Episode 4 takes up the story of Ernest Lundeen again, showing the way Lundeen and numerous other members of Congress supported the Nazi cause by forming the America First Committee. Nazi agent George Sylvester Viereck actually paid dozens of members of Congress to send millions of pieces of Nazi Propaganda, printed and paid with taxpayer dollars, through Congress’s free mail service. While the Justice Department named a special prosecutor, William Power Maloney, to investigate Viereck and members of Congress, including Rep. Hamilton Fish (NY) who had willingly misappropriated government funds for Nazi propaganda but Burton K. Wheeler and other America First’ers used their influence to get Maloney fired and shut down the investigation after a grand jury had convened.

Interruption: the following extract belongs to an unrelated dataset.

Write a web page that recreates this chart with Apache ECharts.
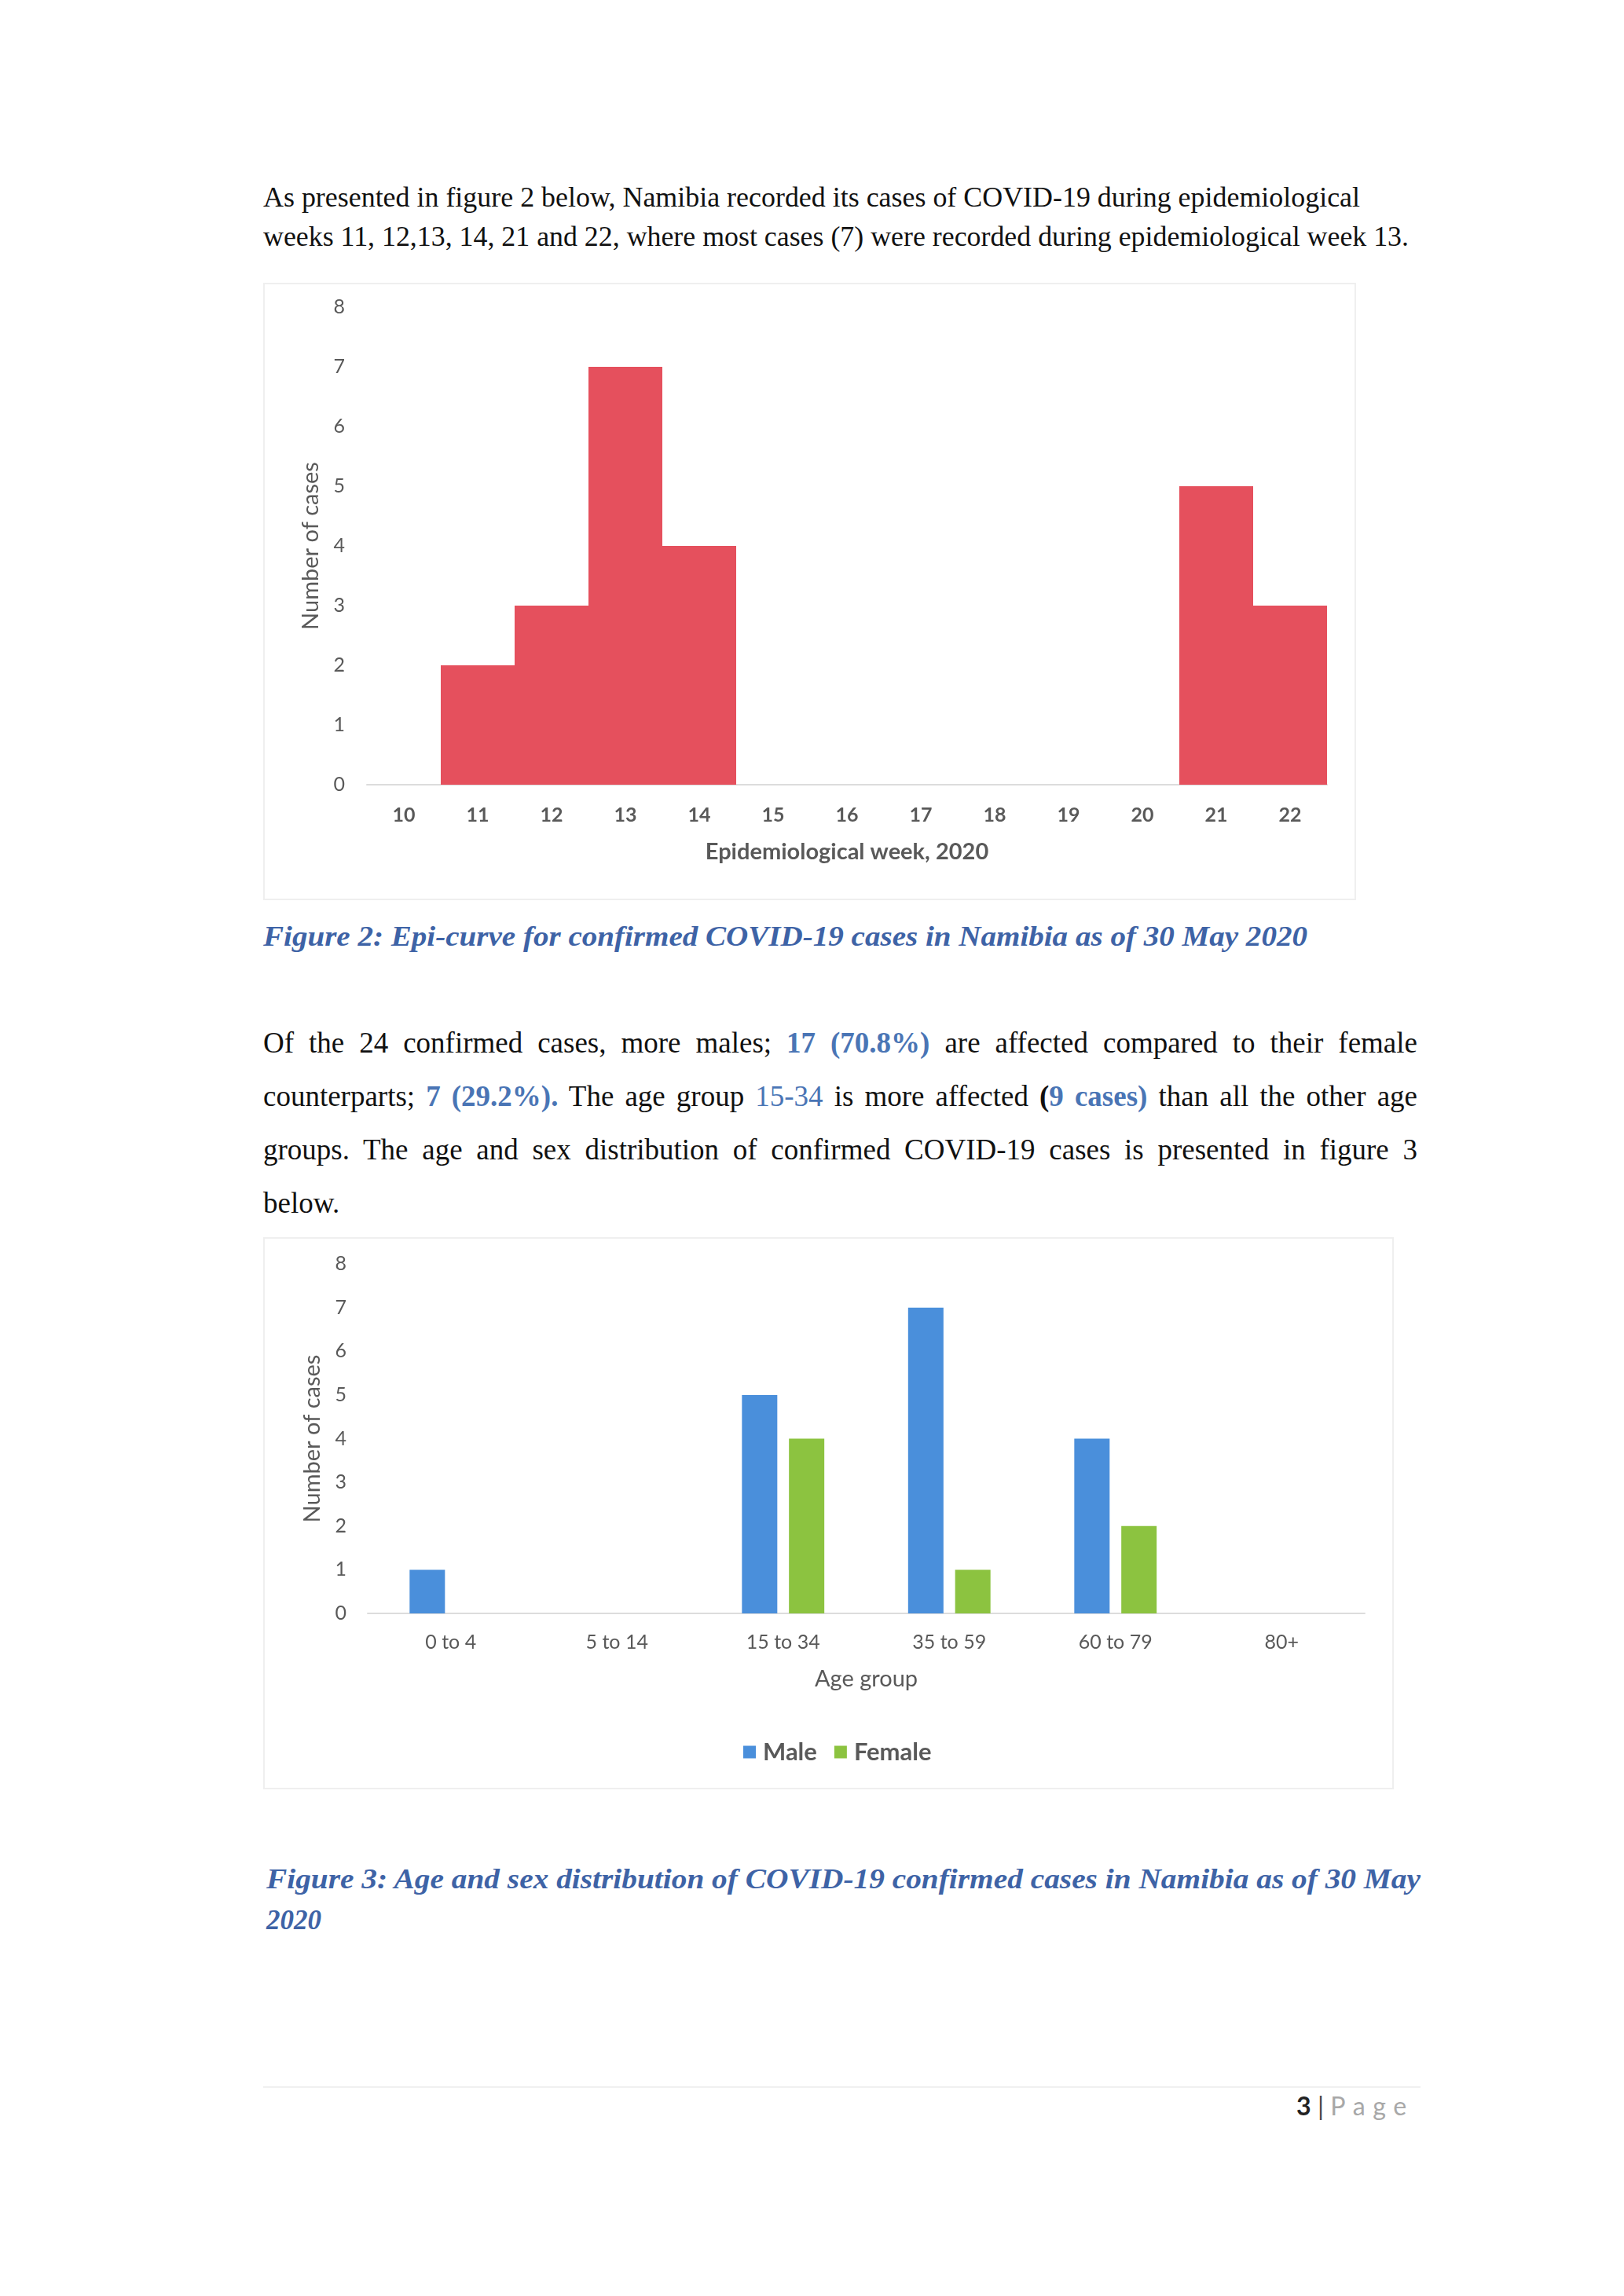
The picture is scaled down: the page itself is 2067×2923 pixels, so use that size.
<!DOCTYPE html>
<html><head><meta charset="utf-8">
<script src="https://cdn.jsdelivr.net/npm/echarts@6/dist/echarts.min.js"></script>
<style>
html,body{margin:0;padding:0;background:#fff;}
body{width:2067px;height:2923px;position:relative;overflow:hidden;}
.t{position:absolute;white-space:nowrap;line-height:1;font-family:"Liberation Serif","Times New Roman",serif;color:#111;transform-origin:0 0;}
.cap{font-weight:bold;font-style:italic;color:#3E63A6;}
.hl{color:#4A75B5;}
.b{font-weight:bold;}
.frame{position:absolute;border:2px solid #efefef;box-sizing:border-box;}
#c1{left:335px;top:360px;width:1391px;height:786px;}
#c2{left:335px;top:1575px;width:1439px;height:703px;}
.rule{position:absolute;left:335px;top:2656px;width:1473px;height:2px;background:#f0f0f0;}
</style></head>
<body>
<div id="text"></div>
<div id="c1" class="frame"></div>
<div id="c2" class="frame"></div>
<div class="rule"></div>
<script>
// ---- data ----
const weeks = ['10','11','12','13','14','15','16','17','18','19','20','21','22'];
const weekCases = [0, 2, 3, 7, 4, 0, 0, 0, 0, 0, 0, 5, 3];
const ageGroups = ['0 to 4','5 to 14','15 to 34','35 to 59','60 to 79','80+'];
const maleCases = [1, 0, 5, 7, 4, 0];
const femaleCases = [0, 0, 4, 1, 2, 0];
const seriesNames = ['Male','Female'];
const yMin = 0, yMax = 8, yStep = 1;

// ---- text lines ----
const lines = [
  {h:'As presented in figure 2 below, Namibia recorded its cases of COVID-19 during epidemiological', x:335, base:263, size:35, w:1396, mode:'scale'},
  {h:'weeks 11, 12,13, 14, 21 and 22, where most cases (7) were recorded during epidemiological week 13.', x:335, base:313, size:35, w:1458, mode:'scale'},
  {h:'Figure 2: Epi-curve for confirmed COVID-19 cases in Namibia as of 30 May 2020', x:335, base:1204, size:35, w:1329, mode:'scale', cls:'cap'},
  {h:'Of the 24 confirmed cases, more males; <span class="hl b">17 (70.8%)</span> are affected compared to their female', x:335, base:1340, size:37, w:1469, mode:'justify'},
  {h:'counterparts; <span class="hl b">7 (29.2%).</span> The age group <span class="hl">15-34</span> is more affected <span class="b">(</span><span class="hl b">9 cases)</span> than all the other age', x:335, base:1408, size:37, w:1469, mode:'justify'},
  {h:'groups. The age and sex distribution of confirmed COVID-19 cases is presented in figure 3', x:335, base:1476, size:37, w:1469, mode:'justify'},
  {h:'below.', x:335, base:1544, size:37, w:0, mode:'none'},
  {h:'Figure 3: Age and sex distribution of COVID-19 confirmed cases in Namibia as of 30 May', x:339, base:2404, size:35, w:1469, mode:'scale', cls:'cap'},
  {h:'2020', x:339, base:2456, size:35, w:0, mode:'none', cls:'cap'},
  {h:'<span style="font-weight:bold;color:#222">3</span> <span style="color:#444">|</span> <span style="color:#a8a8a8;letter-spacing:0.3em">Page</span>', x:1650, base:2692, size:32, w:150, mode:'scale', font:'Lato'}
];
const host = document.getElementById('text');
lines.forEach(L => {
  const d = document.createElement('div');
  d.className = 't' + (L.cls ? ' ' + L.cls : '');
  d.innerHTML = L.h;
  d.style.fontSize = L.size + 'px';
  if (L.font) d.style.fontFamily = L.font;
  d.style.left = L.x + 'px';
  d.style.top = (L.base - 0.8375 * L.size) + 'px';
  host.appendChild(d);
  const nat = d.getBoundingClientRect().width;
  if (L.mode === 'justify' && nat < L.w) {
    const spaces = (d.textContent.match(/ /g) || []).length;
    d.style.wordSpacing = ((L.w - nat) / spaces) + 'px';
  } else if ((L.mode === 'scale' || L.mode === 'justify') && L.w > 0) {
    d.style.transform = 'scaleX(' + (L.w / nat) + ')';
  }
});

const grey = '#595959';
const FONT = 'Lato';

// ---- chart 1 ----
const ch1 = echarts.init(document.getElementById('c1'));
ch1.setOption({
  animation: false,
  grid: {left: 130, right: 35, top: 29, bottom: 145},
  xAxis: {
    type: 'category', data: weeks,
    axisTick: {show: false},
    axisLine: {lineStyle: {color: '#dcdcdc', width: 2}},
    axisLabel: {margin: 26, fontSize: 25, fontWeight: 'bold', color: grey, fontFamily: FONT},
    name: 'Epidemiological week, 2020', nameLocation: 'middle', nameGap: 71,
    nameTextStyle: {fontSize: 29, color: grey, fontFamily: FONT, fontWeight: 'bold'}
  },
  yAxis: {
    type: 'value', min: yMin, max: yMax, interval: yStep,
    splitLine: {show: false}, axisLine: {show: false}, axisTick: {show: false},
    axisLabel: {fontSize: 25, color: grey, margin: 28, fontFamily: FONT},
    name: 'Number of cases', nameLocation: 'middle', nameGap: 57,
    nameTextStyle: {fontSize: 29, color: grey, fontFamily: FONT}
  },
  series: [{type: 'bar', data: weekCases, barCategoryGap: '0%', itemStyle: {color: '#E5505D'}}]
});

// ---- chart 2 ----
const ch2 = echarts.init(document.getElementById('c2'));
ch2.setOption({
  animation: false,
  grid: {left: 131, right: 35, top: 32, bottom: 222},
  legend: {
    data: seriesNames, left: 604, top: 633, icon: 'rect', itemWidth: 16, itemHeight: 16, itemGap: 22,
    textStyle: {fontSize: 31, color: grey, fontFamily: FONT, fontWeight: 'bold', padding: [0, 0, 0, 4]}
  },
  xAxis: {
    type: 'category', data: ageGroups,
    axisTick: {show: false},
    axisLine: {lineStyle: {color: '#dcdcdc', width: 2}},
    axisLabel: {margin: 24, fontSize: 25, color: grey, fontFamily: FONT},
    name: 'Age group', nameLocation: 'middle', nameGap: 69,
    nameTextStyle: {fontSize: 29, color: grey, fontFamily: FONT}
  },
  yAxis: {
    type: 'value', min: yMin, max: yMax, interval: yStep,
    splitLine: {show: false}, axisLine: {show: false}, axisTick: {show: false},
    axisLabel: {fontSize: 25, color: grey, margin: 27, fontFamily: FONT},
    name: 'Number of cases', nameLocation: 'middle', nameGap: 56,
    nameTextStyle: {fontSize: 29, color: grey, fontFamily: FONT}
  },
  series: [
    {name: seriesNames[0], type: 'bar', data: maleCases, barWidth: 45, barGap: '33%', itemStyle: {color: '#4A8FDB'}},
    {name: seriesNames[1], type: 'bar', data: femaleCases, barWidth: 45, barGap: '33%', itemStyle: {color: '#8CC340'}}
  ]
});
</script>
</body></html>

But Justice did not close down the investigation, it hired a new special prosecutor, John Rogge who widened the investigation, and gave it focus, indicting the Christian Front insurrectionists for sedition (although Congressmen were spared); they had conspired to overthrow the government by undermining the armed forces in time of war. That four-year prosecution ended in a mistrial when the trial’s verbal violence literally may have killed the judge.
Maybe in future episodes, Rachel Maddow will reveal why the U.S. government has consistently failed prosecutions of right-wing terrorists, but been so successful at prosecuting leftists? Hopefully, she will also reveal why the present crop of seditious Trump insurrectionists in Congress have avoided prosecution or even real scrutiny.